Tuesday, April 20, 2010

Unconstrained mining of transcript data reveals increased alternative splicing complexity in the human transcriptome

Unconstrained mining of transcript data reveals increased alternative splicing complexity in the human transcriptome
I. G. Mollet1,*, Claudia Ben-Dov2, Daniel Felício-Silva1, A. R. Grosso1, Pedro Eleutério1, Ruben Alves1, Ray Staller3, Tito Santos Silva4 and Maria Carmo-Fonseca1

1Instituto de Medicina Molecular, Faculdade de Medicina, Universidade de Lisboa, Av. Prof. Egas Moniz, 1649-028 Lisbon, Portugal, 2CRG-Centre de Regulació Genómica, Barcelona, Spain, 3Independent Senior Consultant on Statistics & Mathematics, Amsterdam, the Netherlands and 4Faculdade de Engenharia, Universidade Católica Portuguesa, Lisbon, Portugal

*To whom correspondence should be addressed. Tel: ; Fax: +46(0)40-391222; Email: ines.mollet@med.lu.se; inesmollet@yahoo.com

Received November 17, 2009. Revised February 22, 2010. Accepted March 9, 2010.
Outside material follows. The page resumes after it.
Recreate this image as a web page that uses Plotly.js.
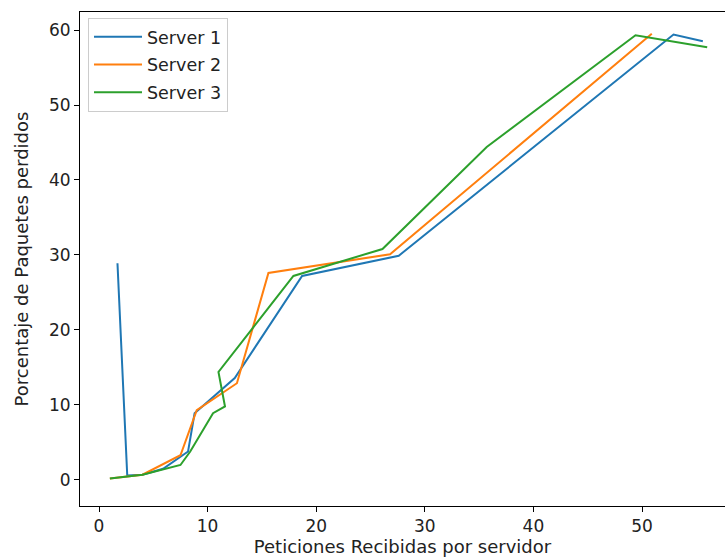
<!DOCTYPE html>
<html>
<head>
<meta charset="utf-8">
<script src="https://cdn.plot.ly/plotly-3.0.1.min.js"></script>
<style>html,body{margin:0;padding:0;background:#fff;}#chart{width:725px;height:557px;}</style>
</head>
<body>
<div id="chart"></div>
<script>
const server1X = [1.7, 2.6, 4.0, 5.9, 8.2, 8.8, 12.5, 18.7, 27.6, 52.9, 55.6];
const server1Y = [28.9, 0.6, 0.7, 1.5, 3.8, 8.9, 13.6, 27.2, 29.9, 59.4, 58.5];
const server2X = [1.0, 4.0, 7.5, 9.0, 12.7, 15.6, 26.8, 50.9];
const server2Y = [0.2, 0.7, 3.3, 9.3, 12.9, 27.6, 30.1, 59.5];
const server3X = [1.0, 4.0, 7.5, 8.4, 10.5, 11.6, 11.0, 17.9, 26.1, 35.7, 49.4, 56.0];
const server3Y = [0.2, 0.7, 2.0, 3.8, 8.9, 9.8, 14.4, 27.2, 30.8, 44.4, 59.3, 57.7];
const seriesNames = ["Server 1", "Server 2", "Server 3"];
const xTicks = [0, 10, 20, 30, 40, 50];
const yTicks = [0, 10, 20, 30, 40, 50, 60];

const colors = ["#1f77b4", "#ff7f0e", "#2ca02c"];
const xs = [server1X, server2X, server3X];
const ys = [server1Y, server2Y, server3Y];
const traces = xs.map((x, i) => ({
  x: x, y: ys[i], type: "scatter", mode: "lines", name: seriesNames[i],
  legendgroup: "g" + i,
  line: {color: colors[i], width: 2}
}));

const axisCommon = {
  showgrid: false, zeroline: false, showline: true, linecolor: "#000", linewidth: 1,
  ticks: "outside", ticklen: 5, tickcolor: "#000", tickwidth: 1,
  tickfont: {family: "DejaVu Sans", size: 17, color: "#222"}
};

const layout = {
  width: 725, height: 557,
  margin: {l: 80, r: 0, t: 12, b: 51},
  paper_bgcolor: "#fff", plot_bgcolor: "#fff",
  font: {family: "DejaVu Sans", color: "#222"},
  xaxis: Object.assign({}, axisCommon, {
    range: [-1.75, 57.64], tickvals: xTicks, mirror: true,
    title: {text: "Peticiones Recibidas por servidor", font: {size: 18, family: "DejaVu Sans", color: "#222"}, standoff: 4}
  }),
  yaxis: Object.assign({}, axisCommon, {
    range: [-3.47, 62.4], tickvals: yTicks,
    title: {text: "Porcentaje de Paquetes perdidos", font: {size: 18, family: "DejaVu Sans", color: "#222"}, standoff: 15}
  }),
  showlegend: true,
  legend: {
    x: 0.0124, y: 0.988, xanchor: "left", yanchor: "top",
    bgcolor: "rgba(255,255,255,0.8)", bordercolor: "#ccc", borderwidth: 1,
    font: {family: "DejaVu Sans", size: 17.5, color: "#222"},
    itemwidth: 48, traceorder: "grouped", tracegroupgap: 2
  }
};

Plotly.newPlot("chart", traces, layout, {displayModeBar: false, staticPlot: true});
</script>
</body>
</html>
Mining massive amounts of transcript data for alternative splicing information is paramount to help understand how the maturation of RNA regulates gene expression. We developed an algorithm to cluster transcript data to annotated genes to detect unannotated splice variants. A higher number of alternatively spliced genes and isoforms were found compared to other alternative splicing databases. Comparison of human and mouse data revealed a marked increase, in human, of splice variants incorporating novel exons and retained introns. Previously unannotated exons were validated by tiling array expression data and shown to correspond preferentially to novel first exons. Retained introns were validated by tiling array and deep sequencing data. The majority of retained introns were shorter than 500 nt and had weak polypyrimidine tracts. A subset of retained introns matching small RNAs and displaying a high GC content suggests a possible coordination between splicing regulation and production of noncoding RNAs. Conservation of unannotated exons and retained introns was higher in horse, dog and cow than in rodents, and 64% of exon sequences were only found in primates. This analysis highlights previously bypassed alternative splice variants, which may be crucial to deciphering more complex pathways of gene regulation in human.